**Problem requirements:** Starting at the top of the listing, extract every line up to and including the one with "y_ticks = [100, 200, 300, 400, 500, 600]". Pictures stay out of the copy.

**Raw records:**

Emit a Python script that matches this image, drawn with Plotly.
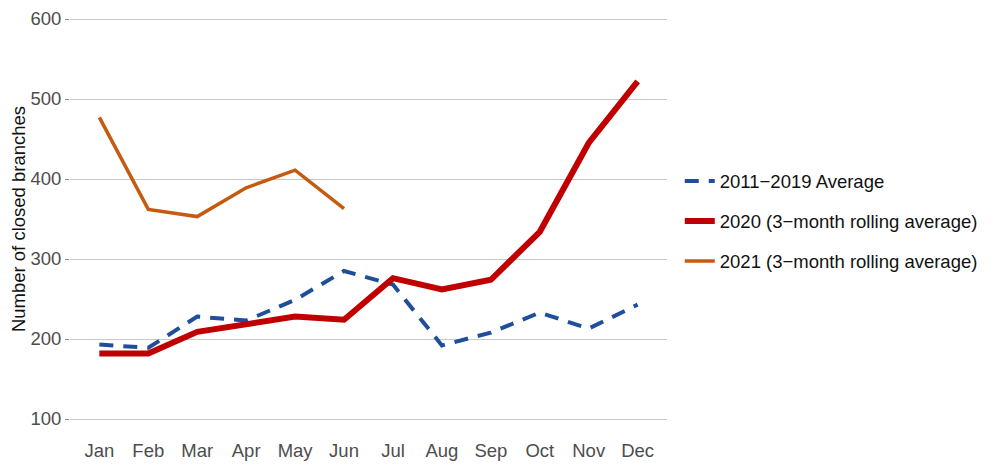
import plotly.graph_objects as go

months = ["Jan", "Feb", "Mar", "Apr", "May", "Jun", "Jul", "Aug", "Sep", "Oct", "Nov", "Dec"]
avg_2011_2019 = [193, 189, 228, 223, 249, 285, 268, 192, 208, 233, 213, 243]
rolling_2020 = [182, 182, 209, 218, 228, 224, 276, 262, 274, 334, 445, 522]
rolling_2021 = [477, 362, 353, 389, 411, 363]
y_ticks = [100, 200, 300, 400, 500, 600]

fig = go.Figure()
fig.add_trace(go.Scatter(x=months, y=avg_2011_2019, mode="lines", name="2011\u22122019 Average",
                         line=dict(color="#1f4e9a", width=4, dash="14px,10px"), legendgroup="a"))
fig.add_trace(go.Scatter(x=months, y=rolling_2020, mode="lines", name="2020 (3\u2212month rolling average)",
                         line=dict(color="#c00000", width=6), legendgroup="b"))
fig.add_trace(go.Scatter(x=months[:len(rolling_2021)], y=rolling_2021, mode="lines",
                         name="2021 (3\u2212month rolling average)",
                         line=dict(color="#c55a11", width=3.5), legendgroup="c"))

fig.update_layout(
    width=1000, height=471,
    paper_bgcolor="white", plot_bgcolor="white",
    margin=dict(l=62, r=341, t=7, b=56, autoexpand=False),
    font=dict(family="Liberation Sans, Arial, sans-serif", size=18.5, color="#222"),
    showlegend=True,
    legend=dict(x=1.0214, xanchor="left", y=0.494, yanchor="middle",
                font=dict(size=18.5, color="#111"), tracegroupgap=13, bgcolor="rgba(0,0,0,0)"),
    xaxis=dict(type="category", range=[-0.6, 11.6], showgrid=False, showline=False, zeroline=False,
               ticks="", tickfont=dict(size=18.5, color="#4d4d4d"), automargin=False,
               ticklabelstandoff=14, ticklabeloverflow="allow"),
    yaxis=dict(range=[95, 605], tickvals=y_ticks, showgrid=True, gridcolor="#c8c8c8", gridwidth=1,
               zeroline=False, showline=False, ticks="outside", ticklen=4, tickcolor="#888",
               tickfont=dict(size=18.5, color="#4d4d4d"), automargin=False,
               ticklabeloverflow="allow",
               title=dict(text="Number of closed branches", font=dict(size=18.5, color="#111"), standoff=13)),
)

fig.write_html("out.html")
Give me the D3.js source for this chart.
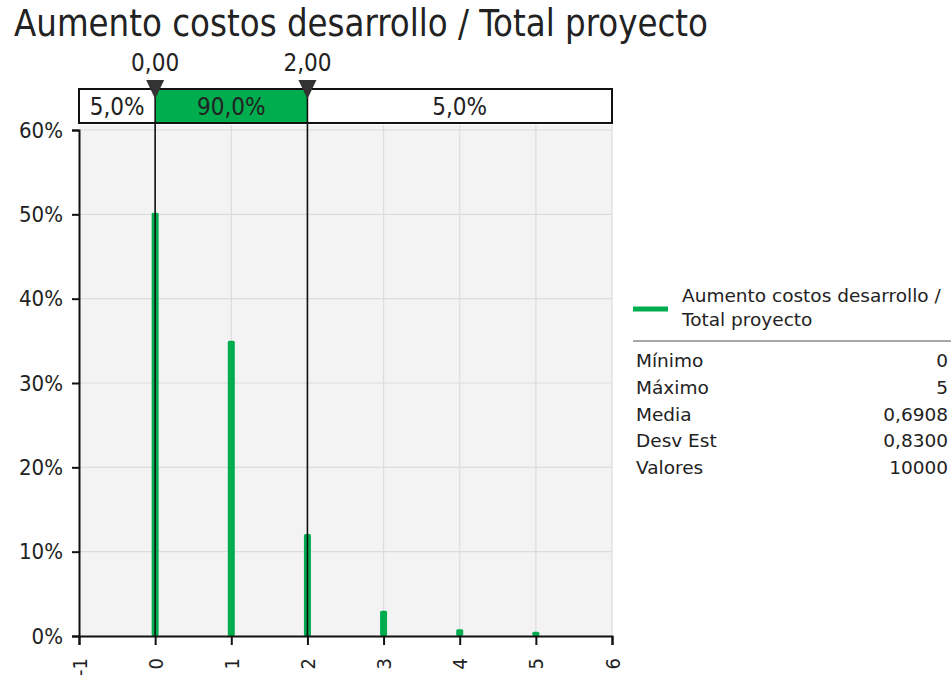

**The completed task:**
Emit a Python script that matches this image, drawn with Plotly.
import plotly.graph_objects as go

months = ["Jan", "Feb", "Mar", "Apr", "May", "Jun", "Jul", "Aug", "Sep", "Oct", "Nov", "Dec"]
avg_2011_2019 = [193, 189, 228, 223, 249, 285, 268, 192, 208, 233, 213, 243]
rolling_2020 = [182, 182, 209, 218, 228, 224, 276, 262, 274, 334, 445, 522]
rolling_2021 = [477, 362, 353, 389, 411, 363]
y_ticks = [100, 200, 300, 400, 500, 600]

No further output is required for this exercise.